§ **WHAT THE EXERCISE ASKS**: Leave out any picture and return the remaining listing below exactly as given.

[Begin]

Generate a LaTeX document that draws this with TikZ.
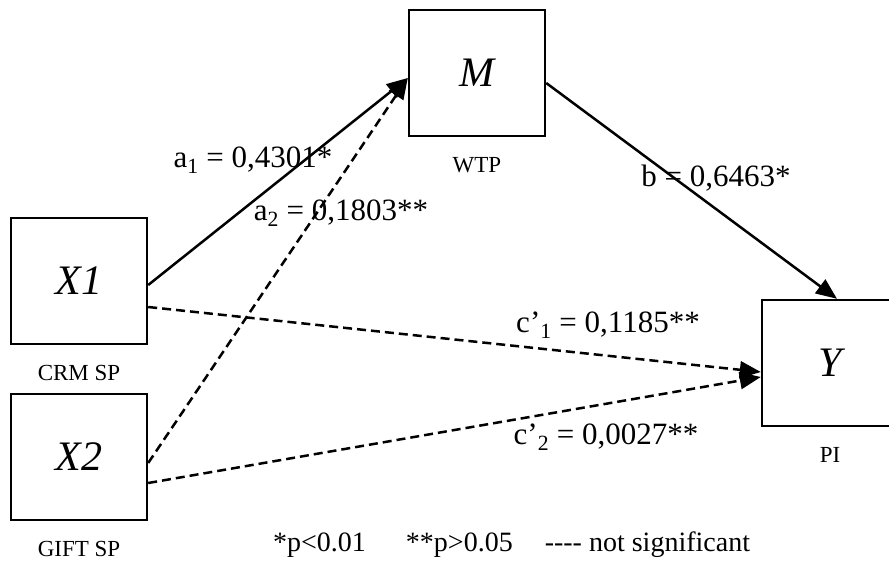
\documentclass[tikz,border=0pt]{standalone}
\usepackage{fontspec}
\setmainfont{Liberation Serif}
\usetikzlibrary{arrows.meta,positioning}
\tikzset{
  varbox/.style={draw, line width=2.4pt, minimum width=136pt, minimum height=126pt,
    inner sep=0pt, font=\fontsize{42}{46}\selectfont\itshape},
  varlab/.style={inner sep=0pt, font=\fontsize{23}{26}\selectfont},
  coeflab/.style={inner sep=0pt, font=\fontsize{31}{34}\selectfont},
  pathln/.style={-{Triangle[length=21pt,width=17pt]}, line width=2.5pt},
  nsln/.style={pathln, dash pattern=on 9pt off 5pt},
}
\begin{document}
\begin{tikzpicture}[x=1pt, y=-1pt]
    \useasboundingbox (0,0) rectangle (889,569);
    \clip (0,0) rectangle (889,569);
    \node[varbox] (X1) at (79,281) {X1};
    \node[varbox] (X2) at (79,457) {X2};
    \node[varbox] (M) at (477,73) {M};
    \node[varbox] (Y) at (830,363) {Y};
    \foreach \n/\lab in {X1/CRM SP, X2/GIFT SP, M/WTP, Y/PI} {
      \node[varlab, below=20pt of \n] (\n-lab) {\lab};
    }
    \draw[pathln] ([yshift=-4pt]X1.east) -- ([yshift=-5pt]M.west);
    \draw[nsln] ([yshift=-6pt]X2.east) -- ([yshift=-5pt]M.west);
    \draw[pathln] ([yshift=-10pt]M.east) -- ([xshift=7pt]Y.north);
    \draw[nsln] ([yshift=-26pt]X1.east) -- ([yshift=-9pt]Y.west);
    \draw[nsln] ([yshift=-26pt]X2.east) -- ([yshift=-14pt]Y.west);
    \node[coeflab] (a1) at (253,160) {a\textsubscript{1} = 0,4301*};
    \node[coeflab] (a2) at (341,213) {a\textsubscript{2} = 0,1803**};
    \node[coeflab] (b) at (716,178) {b = 0,6463*};
    \node[coeflab] (c1) at (608,325) {c’\textsubscript{1} = 0,1185**};
    \node[coeflab] (c2) at (606,437) {c’\textsubscript{2} = 0,0027**};
    \node[inner sep=0pt, anchor=west, font=\fontsize{28}{32}\selectfont] (note) at (273,545)
      {*p<0.01\hspace{40pt}**p>0.05\hspace{32pt}\mbox{-}\mbox{-}\mbox{-}\mbox{-} not significant};
\end{tikzpicture}
\end{document}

[End]

§ **SOLUTION TO THE PROBLEM**:
Generate a LaTeX document that draws this with TikZ.
\documentclass[tikz,border=0pt]{standalone}
\usepackage{fontspec}
\setmainfont{Liberation Serif}
\usetikzlibrary{arrows.meta,positioning}
\tikzset{
  varbox/.style={draw, line width=2.4pt, minimum width=136pt, minimum height=126pt,
    inner sep=0pt, font=\fontsize{42}{46}\selectfont\itshape},
  varlab/.style={inner sep=0pt, font=\fontsize{23}{26}\selectfont},
  coeflab/.style={inner sep=0pt, font=\fontsize{31}{34}\selectfont},
  pathln/.style={-{Triangle[length=21pt,width=17pt]}, line width=2.5pt},
  nsln/.style={pathln, dash pattern=on 9pt off 5pt},
}
\begin{document}
\begin{tikzpicture}[x=1pt, y=-1pt]
    \useasboundingbox (0,0) rectangle (889,569);
    \clip (0,0) rectangle (889,569);
    \node[varbox] (X1) at (79,281) {X1};
    \node[varbox] (X2) at (79,457) {X2};
    \node[varbox] (M) at (477,73) {M};
    \node[varbox] (Y) at (830,363) {Y};
    \foreach \n/\lab in {X1/CRM SP, X2/GIFT SP, M/WTP, Y/PI} {
      \node[varlab, below=20pt of \n] (\n-lab) {\lab};
    }
    \draw[pathln] ([yshift=-4pt]X1.east) -- ([yshift=-5pt]M.west);
    \draw[nsln] ([yshift=-6pt]X2.east) -- ([yshift=-5pt]M.west);
    \draw[pathln] ([yshift=-10pt]M.east) -- ([xshift=7pt]Y.north);
    \draw[nsln] ([yshift=-26pt]X1.east) -- ([yshift=-9pt]Y.west);
    \draw[nsln] ([yshift=-26pt]X2.east) -- ([yshift=-14pt]Y.west);
    \node[coeflab] (a1) at (253,160) {a\textsubscript{1} = 0,4301*};
    \node[coeflab] (a2) at (341,213) {a\textsubscript{2} = 0,1803**};
    \node[coeflab] (b) at (716,178) {b = 0,6463*};
    \node[coeflab] (c1) at (608,325) {c’\textsubscript{1} = 0,1185**};
    \node[coeflab] (c2) at (606,437) {c’\textsubscript{2} = 0,0027**};
    \node[inner sep=0pt, anchor=west, font=\fontsize{28}{32}\selectfont] (note) at (273,545)
      {*p<0.01\hspace{40pt}**p>0.05\hspace{32pt}\mbox{-}\mbox{-}\mbox{-}\mbox{-} not significant};
\end{tikzpicture}
\end{document}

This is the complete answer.